Po pierwsze superbohaterowie nie działają w ramach obowiązującego porządku prawnego, tylko obok niego. Uzurpują sobie prawo do wyręczania państwa i społeczeństwa w rozwiązywaniu problemów. Mają w nosie obowiązujące przepisy, procedury, nie wierzą w wydolność systemu, więc biorą sprawy we własne ręce i sami wymierzają sprawiedliwość (w czyim imieniu?). Ci "nadludzie" uważają bowiem "zwykłych" ludzi za bezwolnych idiotów, którzy sami o siebie nie potrafią zadbać i którymi trzeba ręcznie sterować. Superbohaterowie są więc zaprzeczeniem idei demokracji.

Po drugie, superbohaterowie są emanacją typowego dla faszyzmu kultu siły. Oni nie tylko uważają się za lepszych, ale faktycznie są "lepsi" - dysponują bowiem siłą, by narzucać innym swoją wolę i swoją wizję świata. Z nikim nie muszą się liczyć. To oni decydują co jest dobre, a co złe, kto ma rację, a kogo należy się pozbyć.

Zresztą na pewno czytaliście niejeden artykuł na ten temat, więc co ja Wam będę tłumaczył :)

Offline Bazyliszek

Odp: Rozwiązywanie problemów przez superbohaterów
« Odpowiedź #13 dnia: Pn, 03 Sierpień 2020, 11:09:43 »
Niby tak, ale nie do końca, bo własnie nasza Liga Sprawiedliwości nie przejęła władzy na Ziemi jak Liga Lordów/Syndykat Zła itp. W Marvelu Iron Man dochrapał się pozycji Sekretarza Obrony i Dyrektora SHIELD, a potem Norman rządził, ale te władze zostały obalone. To samo w Tajnym Imperium - Kapitan Hydra zrobił zamach, ale został obalony. Czyli podstawowe wolności zostały zachowane. Superbohaterowie w komiksach walczą głównie ze skutkami a nie przyczynami zła. Albo zagrożeniami zewnętrznymi. Ja bym chciał zobaczyć jakąś drogę pośrednią - więcej działania w kierunku skutków. Zresztą członkowie JL kilka razy w komiksach mówili, że są strażakami - działają od kryzysu, do kryzysu, nie zostają na dłużej, przez co pożary albo wybuchają ponownie, albo jest ich tak wiele, że nie da się zgasić wszystkiego. I Batman w sumie nad tym bolał i starał się wymyślić jakąś lepszą metodę. Tylko oczywiście scenarzyści prowadzili go zawsze na manowce, bo nie może nic zmienić naprawdę. Bo taka jest konwencja w DC i Marvelu.

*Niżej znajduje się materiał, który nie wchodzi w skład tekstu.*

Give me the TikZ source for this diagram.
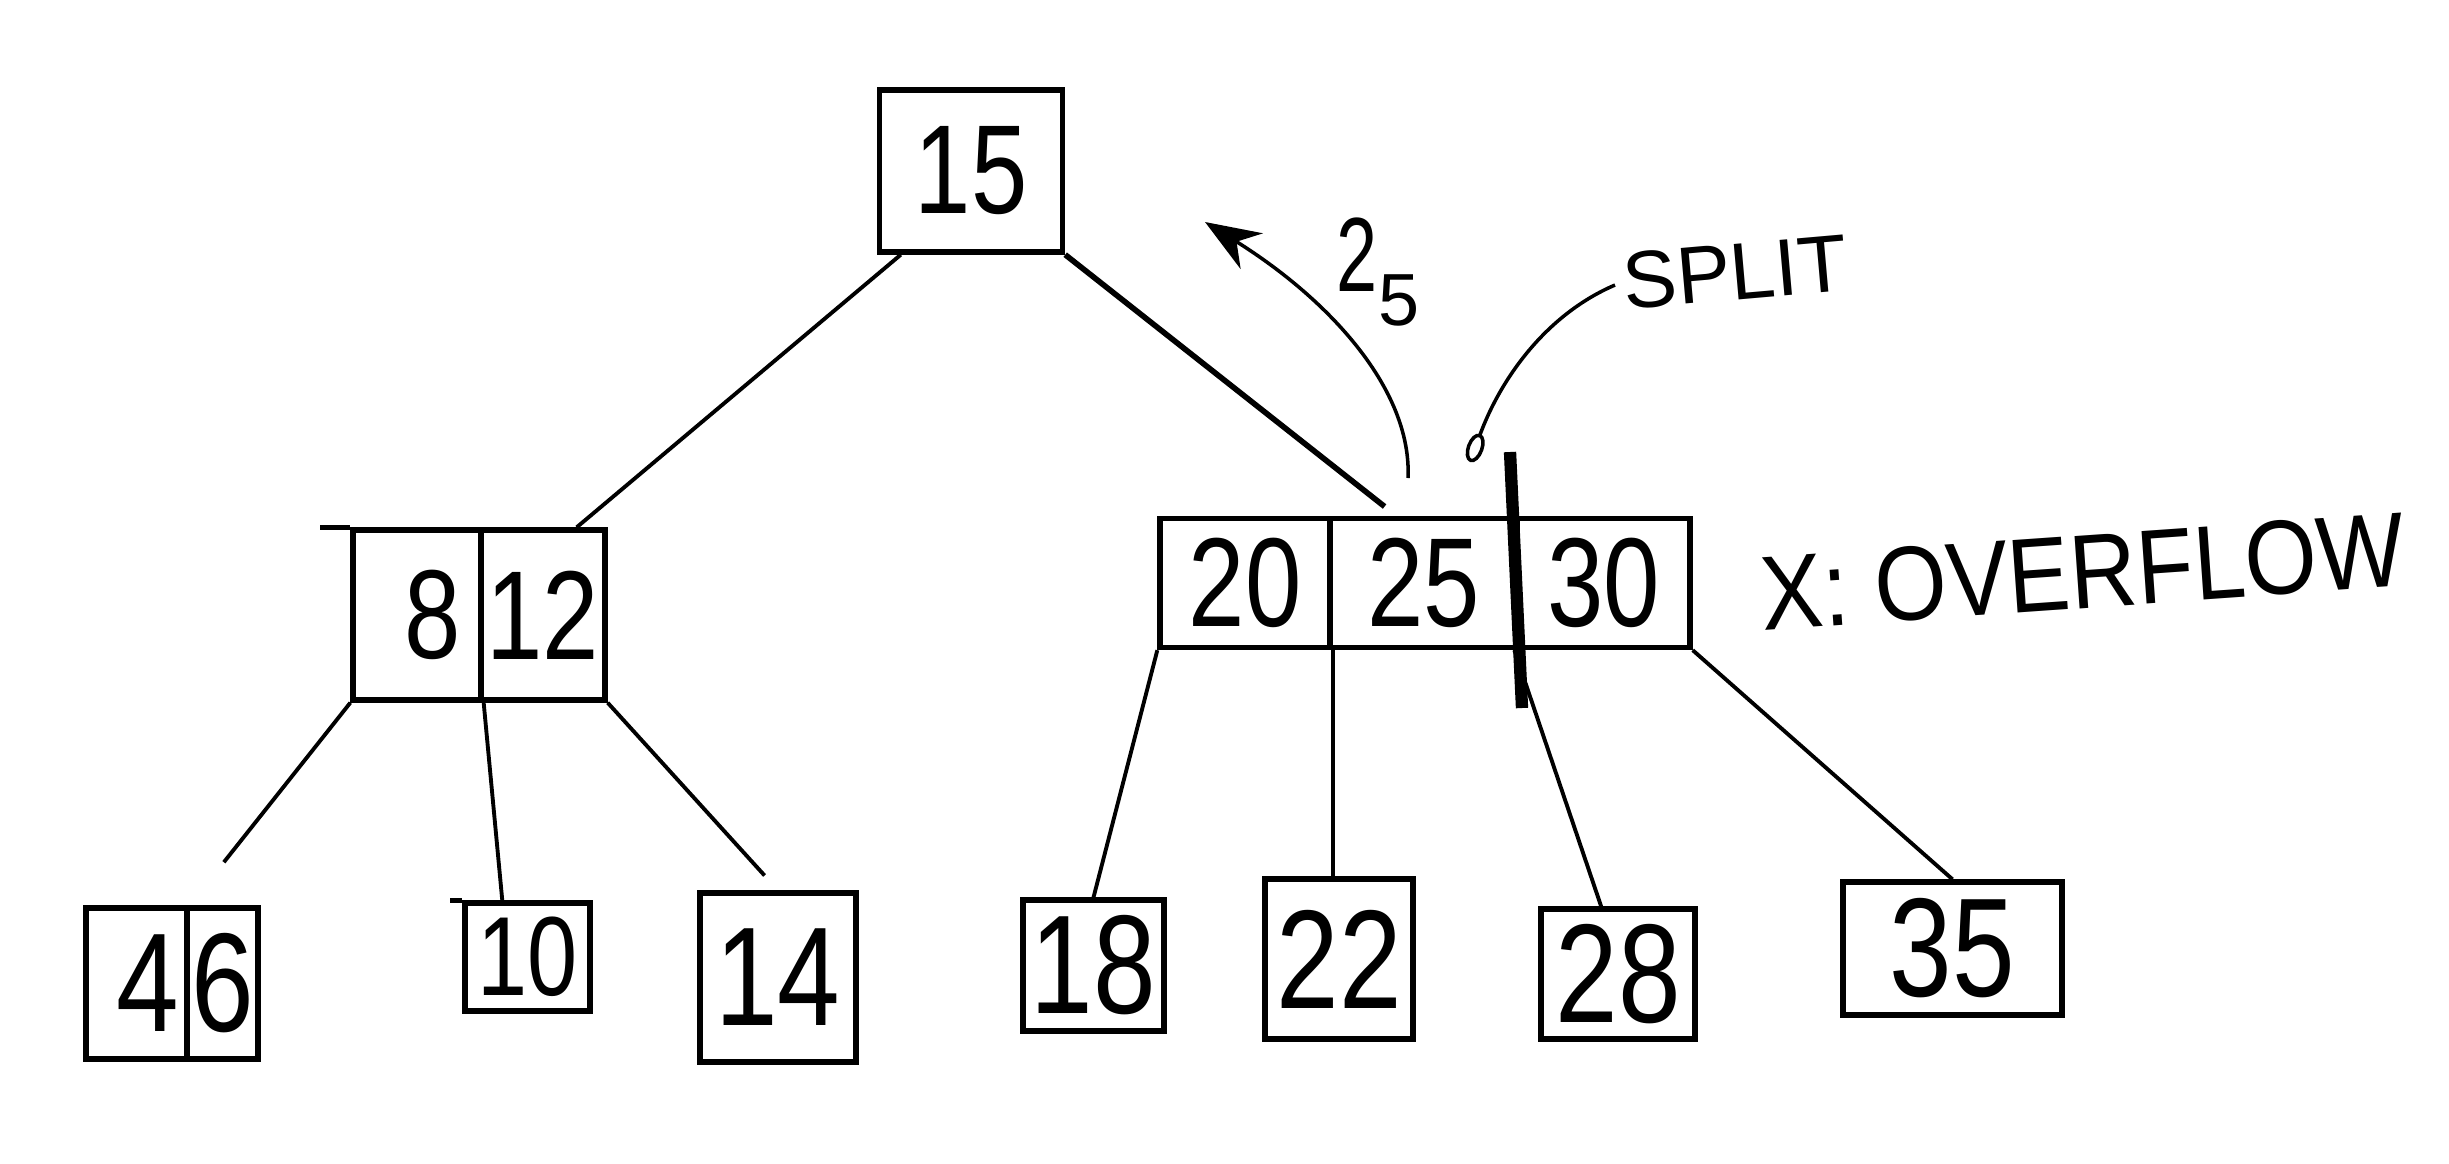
\documentclass[tikz,border=0pt]{standalone}
\usepackage{fontspec}
\setmainfont{Liberation Sans}
\usepackage{graphicx}
\usetikzlibrary{arrows.meta}
% handwritten digits are narrow: squeeze the text horizontally
\newcommand{\handnum}[1]{\scalebox{0.8}[1]{#1}}
\begin{document}
\begin{tikzpicture}[x=0.01cm, y=-0.01cm,
  keybox/.style={draw, line width=1.5pt, inner sep=0pt, font=\fontsize{36}{36}\selectfont},
  leafbox/.style={keybox, font=\fontsize{40}{40}\selectfont},
  link/.style={line width=1.1pt},
  note/.style={line width=1pt},
]
\fill[white] (0,0) rectangle (2449,1163);
\useasboundingbox (0,0) rectangle (2449,1163);

% root
\node[keybox, minimum width=1.83cm, minimum height=1.62cm] (r15) at (971,171) {\handnum{15}};

% left inner node: 8 | 12
\node[keybox, minimum height=1.70cm, inner xsep=0.2cm, text width=0.88cm, align=right] (n8) at (417,615) {\handnum{8}};
\node[keybox, minimum width=1.24cm, minimum height=1.70cm] (n12) at (543,615) {\handnum{12}};
\draw[line width=1.5pt] (n8.north west) -- ++(-30,0);

% right inner node: 20 | 25 | 30
\node[keybox, minimum width=1.70cm, minimum height=1.29cm] (n20) at (1245,583) {\handnum{20}};
\node[keybox, minimum width=1.87cm, minimum height=1.29cm] (n25) at (1423.5,583) {\handnum{25}};
\node[keybox, minimum width=1.73cm, minimum height=1.29cm] (n30) at (1603.5,583) {\handnum{30}};

% leaves
\node[leafbox, minimum height=1.51cm, inner xsep=0.08cm, text width=0.85cm, align=right] (a4) at (136.5,983.5) {\handnum{4}};
\node[leafbox, minimum width=0.71cm, minimum height=1.51cm] (a6) at (222.5,983.5) {\handnum{6}};
\node[leafbox, font=\fontsize{32}{32}\selectfont, minimum width=1.25cm, minimum height=1.08cm] (a10) at (527.5,957) {\handnum{10}};
\draw[line width=1.5pt] (a10.north west) -- ++(-12,0);
\node[leafbox, minimum width=1.56cm, minimum height=1.69cm] (a14) at (778,977.5) {\handnum{14}};
\node[leafbox, minimum width=1.41cm, minimum height=1.31cm] (a18) at (1093.5,965.5) {\handnum{18}};
\node[leafbox, minimum width=1.48cm, minimum height=1.60cm] (a22) at (1339,959) {\handnum{22}};
\node[leafbox, minimum width=1.54cm, minimum height=1.30cm] (a28) at (1618,974) {\handnum{28}};
\node[leafbox, minimum width=2.19cm, minimum height=1.33cm] (a35) at (1952.5,948.5) {\handnum{35}};

% tree edges
\draw[link] (r15.230) -- (n12.69);
\draw[link, line width=1.6pt, shorten >=0.15cm] (r15.south east) -- (n25.112);
\draw[link, shorten >=0.55cm] (n8.south west) -- (a4.north east);
\draw[link] (n8.south east) -- (a10.114);
\draw[link, shorten >=0.2cm] (n12.south east) -- (a14.north);
\draw[link] (n20.south west) -- (a18.north);
\draw[link] (n20.south east) -- (n20.south east |- a22.north);
\draw[link] (n30.south west) -- (a28.104);
\draw[link] (n30.south east) -- (a35.north);

% split mark through the overflowing node
\coordinate (cuttop) at (1510,452);
\coordinate (cutbot) at (1522,708);
\draw[line width=3.5pt] (cuttop) -- (cutbot);

% 25 moves up to the parent
\coordinate (ins) at (1408,478);
\coordinate (upend) at (1205,222);
\draw[note, -{Stealth[length=0.55cm, width=0.42cm]}] (ins) .. controls (1412,390) and (1330,300) .. (upend);
\node[inner sep=0pt] (lbl25) at (1378,272)
  {{\fontsize{30}{30}\selectfont\scalebox{0.7}[1]{2}}\raisebox{-0.34cm}{\fontsize{21}{21}\selectfont 5}};

% split annotation
\node[rotate=5, font=\fontsize{23}{23}\selectfont, inner sep=0pt] (splitlbl) at (1735,272) {SPLIT};
\coordinate (splittip) at (1470,462);
\draw[note, shorten <=0.08cm, -{Ellipse[open, length=0.3cm, width=0.17cm]}] (splitlbl.west) .. controls (1545,315) and (1500,380) .. (splittip);

% overflow remark
\node[rotate=4, font=\fontsize{30}{30}\selectfont, inner sep=0pt] (ovf) at (2083,572) {\scalebox{0.88}[1]{X: OVERFLOW}};
\end{tikzpicture}
\end{document}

DC było mocno prawackie, chociaż obecnie herosi częściej prezentują poglądy bliższe demokratom niż republikanom.

« Ostatnia zmiana: Pn, 03 Sierpień 2020, 11:21:42 wysłana przez Bazyliszek »

Offline death_bird

Odp: Rozwiązywanie problemów przez superbohaterów
« Odpowiedź #14 dnia: Wt, 04 Sierpień 2020, 17:06:11 »
Ci "nadludzie" uważają bowiem "zwykłych" ludzi za bezwolnych idiotów, którzy sami o siebie nie potrafią zadbać i którymi trzeba ręcznie sterować. Superbohaterowie są więc zaprzeczeniem idei demokracji.

Wychodzi na to, że są uosobieniem socjalizmu.
"Właśnie załatwiliśmy Avengers i to bez kiwnięcia palcem".